The nurse led me briskly down the hall, ushered me into an empty room, and undressed me. I felt like the most vulnerable consumptive orphan child, whimpering while the nurse efficiently removed my underwear. For the first time, I could see the contrast between my sunburned and non-sunburned skin, and it was frightening. Some parts of my legs looked purple.

“What exactly happened?” demanded the nurse.

“I w-w-was going to see Tom Petty, and Lone Justice played for too long, and I started to f-f-f-feel dizzy, and they only have one good song, and Tom Petty wrote that one, but people kept on b-b-b-bumping into me and – ”

“Okay… Jason, is it? How many hours were you in the sun today?”

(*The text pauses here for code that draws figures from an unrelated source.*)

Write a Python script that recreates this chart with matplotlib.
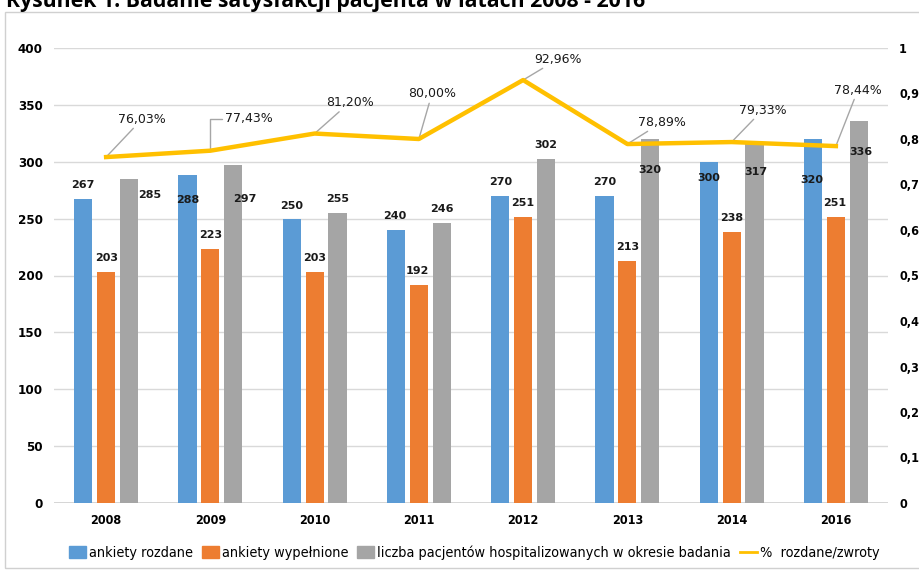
import numpy as np
import matplotlib.pyplot as plt
from matplotlib.patches import Rectangle
from matplotlib.lines import Line2D
from matplotlib.ticker import FuncFormatter, MultipleLocator

years = ['2008', '2009', '2010', '2011', '2012', '2013', '2014', '2016']
rozdane = [267, 288, 250, 240, 270, 270, 300, 320]
wypelnione = [203, 223, 203, 192, 251, 213, 238, 251]
pacjenci = [285, 297, 255, 246, 302, 320, 317, 336]
procent = [0.7603, 0.7743, 0.8120, 0.8000, 0.9296, 0.7889, 0.7933, 0.7844]

C_BLUE = '#5B9BD5'
C_ORANGE = '#ED7D31'
C_GRAY = '#A5A5A5'
C_YELLOW = '#FFC000'

# label offsets (pixels) from top of each bar
off_rozdane = [(0, 14), (0, -25), (0, 13), (-1, 14), (0, 14), (0, 14), (0, -16), (-1, -41)]
off_wypeln = [(1, 14), (0, 14), (0, 14), (-1, 14), (0, 14), (0, 14), (0, 14), (-1, 14)]
off_pacj = [(21, -16), (12, -34), (0, 14), (0, 14), (0, 14), (0, -31), (1, -30), (2, -31)]
# offsets of the percentage labels from their line point
off_proc = [(36, 38), (38, 32), (35, 31), (13, 45), (35, 21), (35, 22), (31, 32), (22, 56)]

W, H = 920, 572
fig = plt.figure(figsize=(W / 100, H / 100), dpi=100)
fig.patches.append(Rectangle((5 / W, 1 - 568 / H), 1, (568 - 12) / H, transform=fig.transFigure,
                             fill=False, edgecolor='#D0D0D0', linewidth=1.0))
fig.text(6 / W, 1 - 7 / H, 'Rysunek 1. Badanie satysfakcji pacjenta w latach 2008 - 2016',
         family='Open Sans', weight='bold', fontsize=15.3, ha='left', va='baseline')

ax = fig.add_axes([54 / W, 1 - 503 / H, 834 / W, 455 / H])
x = np.arange(len(years))
bw = 0.175
step = 0.22
b1 = ax.bar(x - step, rozdane, bw, color=C_BLUE, zorder=2)
b2 = ax.bar(x, wypelnione, bw, color=C_ORANGE, zorder=2)
b3 = ax.bar(x + step, pacjenci, bw, color=C_GRAY, zorder=2)

ax.set_xlim(-0.5, len(years) - 0.5)
ax.set_ylim(0, 400)
ax.yaxis.set_major_locator(MultipleLocator(50))
ax.grid(axis='y', color='#D9D9D9', linewidth=1.0, zorder=0)
ax.set_axisbelow(True)
for s in ax.spines.values():
    s.set_visible(False)
ax.axhline(0, color='#D0D0D0', linewidth=1.2, zorder=1)
ax.tick_params(length=0)
ax.set_xticks(x)
ax.set_xticklabels(years)
ax.tick_params(axis='x', pad=8)
ax.tick_params(axis='y', pad=8)
tick_font = dict(family='DejaVu Sans', stretch='condensed', weight='bold', size=9)
for lab in ax.get_xticklabels() + ax.get_yticklabels():
    lab.set(**tick_font)
for lab in ax.get_yticklabels():
    lab.set_fontsize(9.5)

for bars, vals, offs in ((b1, rozdane, off_rozdane), (b2, wypelnione, off_wypeln), (b3, pacjenci, off_pacj)):
    for rect, v, (dx, dy) in zip(bars, vals, offs):
        ax.annotate(str(v), (rect.get_x() + rect.get_width() / 2, v), xytext=(dx, dy),
                    textcoords='offset pixels', ha='center', va='center',
                    fontsize=8, weight='bold', color='#1A1A1A', zorder=5)

ax2 = ax.twinx()
ax2.set_ylim(0, 1)
ax2.yaxis.set_major_locator(MultipleLocator(0.1))
ax2.yaxis.set_major_formatter(FuncFormatter(lambda v, p: ('%g' % round(v, 1)).replace('.', ',')))
for s in ax2.spines.values():
    s.set_visible(False)
ax2.tick_params(length=0, pad=8)
for lab in ax2.get_yticklabels():
    lab.set(**tick_font)
ax2.plot(x, procent, color=C_YELLOW, linewidth=3.2, zorder=4, solid_joinstyle='round')

for i, (v, (dx, dy)) in enumerate(zip(procent, off_proc)):
    txt = ('%.2f%%' % (v * 100)).replace('.', ',')
    cs = 'angle,angleA=0,angleB=90,rad=0' if i == 1 else 'arc3'
    ax2.annotate(txt, (i, v), xytext=(dx, dy), textcoords='offset pixels',
                 ha='center', va='center', fontsize=9, color='#1A1A1A',
                 arrowprops=dict(arrowstyle='-', color='#A6A6A6', lw=1,
                                 shrinkA=0, shrinkB=0, connectionstyle=cs))

handles = [Rectangle((0, 0), 1, 1, color=C_BLUE), Rectangle((0, 0), 1, 1, color=C_ORANGE),
           Rectangle((0, 0), 1, 1, color=C_GRAY), Line2D([], [], color=C_YELLOW, linewidth=2)]
names = ['ankiety rozdane', 'ankiety wypełnione',
         'liczba pacjentów hospitalizowanych w okresie badania', '%  rozdane/zwroty']
fig.legend(handles, names, loc='center', bbox_to_anchor=(474 / W, 1 - 553 / H), ncol=4,
           frameon=False, handlelength=1.2, handleheight=0.9, handletextpad=0.2,
           columnspacing=0.6, prop=dict(family='DejaVu Sans', stretch='condensed', size=10.4))

fig.savefig('out.png', dpi=100)
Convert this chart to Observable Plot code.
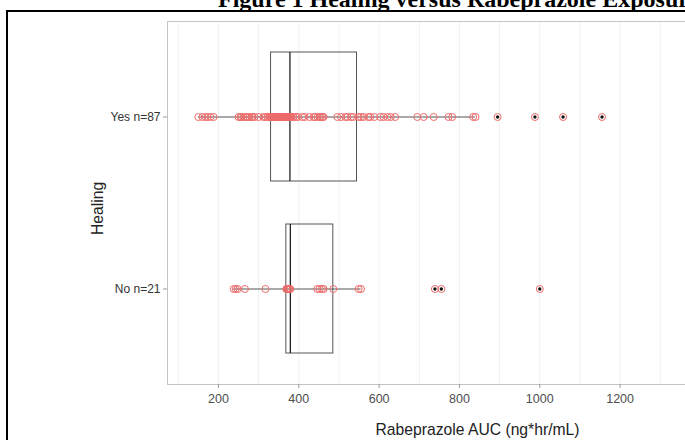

“I d-don’t know,” I answered, and burst into tears.

“What time did you go outside?”

“I think about 11AM, but I – ”

“What time did you come in, out of the sun?”

“Around 6PM when the concert – ”

“Were you in any sort of shade?”

“Not really, because – ”

“And I’m going to assume you weren’t wearing any sunscreen? Is that correct?”

I nodded sheepishly, prompting a weary sigh from the nurse.

“Let me get this straight – you were in the direct sunlight for 7 hours, with no protection whatsoever?”

“I went in to get an Orange Julius once, around -”

“Jason,” she interrupted, “you’ve received a very serious sunburn. Before we can do anything else, it is crucially important that we bring down your body temperature.”

I tried to formulate an answer, but she was already marching me down the hall to another room, which held a sort of shallow tub on a table. After I climbed into the tub thing, the nurse draped heavy gauze all over my naked, burnt flesh. I assumed the gauze was there for the sake of modesty. I was wrong.

“Jason, I’m going to put some liquid coolant on the gauze. The gauze will hold the liquid in contact with your skin. This will lower your temperature, but it may seem cold at first.”

“Okay, but could I – JESUS!”

“Yeah, it’s pretty cold, huh?” she agreed, and chortled. “Here,” she held out some pills and a paper cup of water. “Take these for the pain.”

I took the pills, and the nurse disappeared with a promise to return soon. I remained, naked and charred, softly crying, under cold and wet sheets of gauze, in the empty room. Gradually, the intensity of the pain diminished, and I drifted in and out of consciousness. Some time later, a doctor appeared. Without introducing himself, he brusquely lifted one of the sheets of gauze, now stuck to my skin, and the pain erupted again.

“AAAAAHH!” I protested.

“Well, this isn’t the worst sunburn I’ve seen this year, but it’s darn close. Probably the second worst,” he mused, stroking his chin. “Actually, there was that kid from Matthews Beach – that was a bad one.”

I raised my head slightly and tried to ask a question. “Doctor, will there be any lasting damage from the – ”

“Nurse!” he barked, ignoring me completely. “Look at this sunburn. Worse than the kid from Matthews Beach?”

“Oh, definitely. Look how his skin is blistering here… and this patch is a much darker purple.”

“Mmm. That kid was pretty bad, though. Made a lot of noise, too…”

They left the room, still engrossed in their comparative analysis. I waited. An hour later, a different nurse appeared.

“Oh – why are you still here?” she demanded.

Eventually, I was allowed to get up and swab the remaining blue coolant from my body, and they sent me home with some pain medication and a tube of aloe vera. I stayed in bed for several days, and when my skin began to peel, it came off in flakes and patches and strips for several more days, making me look like some sort of post-apocalyptic zombie. I had to brush the dead skin out of the bed every time I got up, and my mom wouldn’t let me sit on the “good” sofa.

Oh well… I heard the Tom Petty concert wasn’t that good, anyway.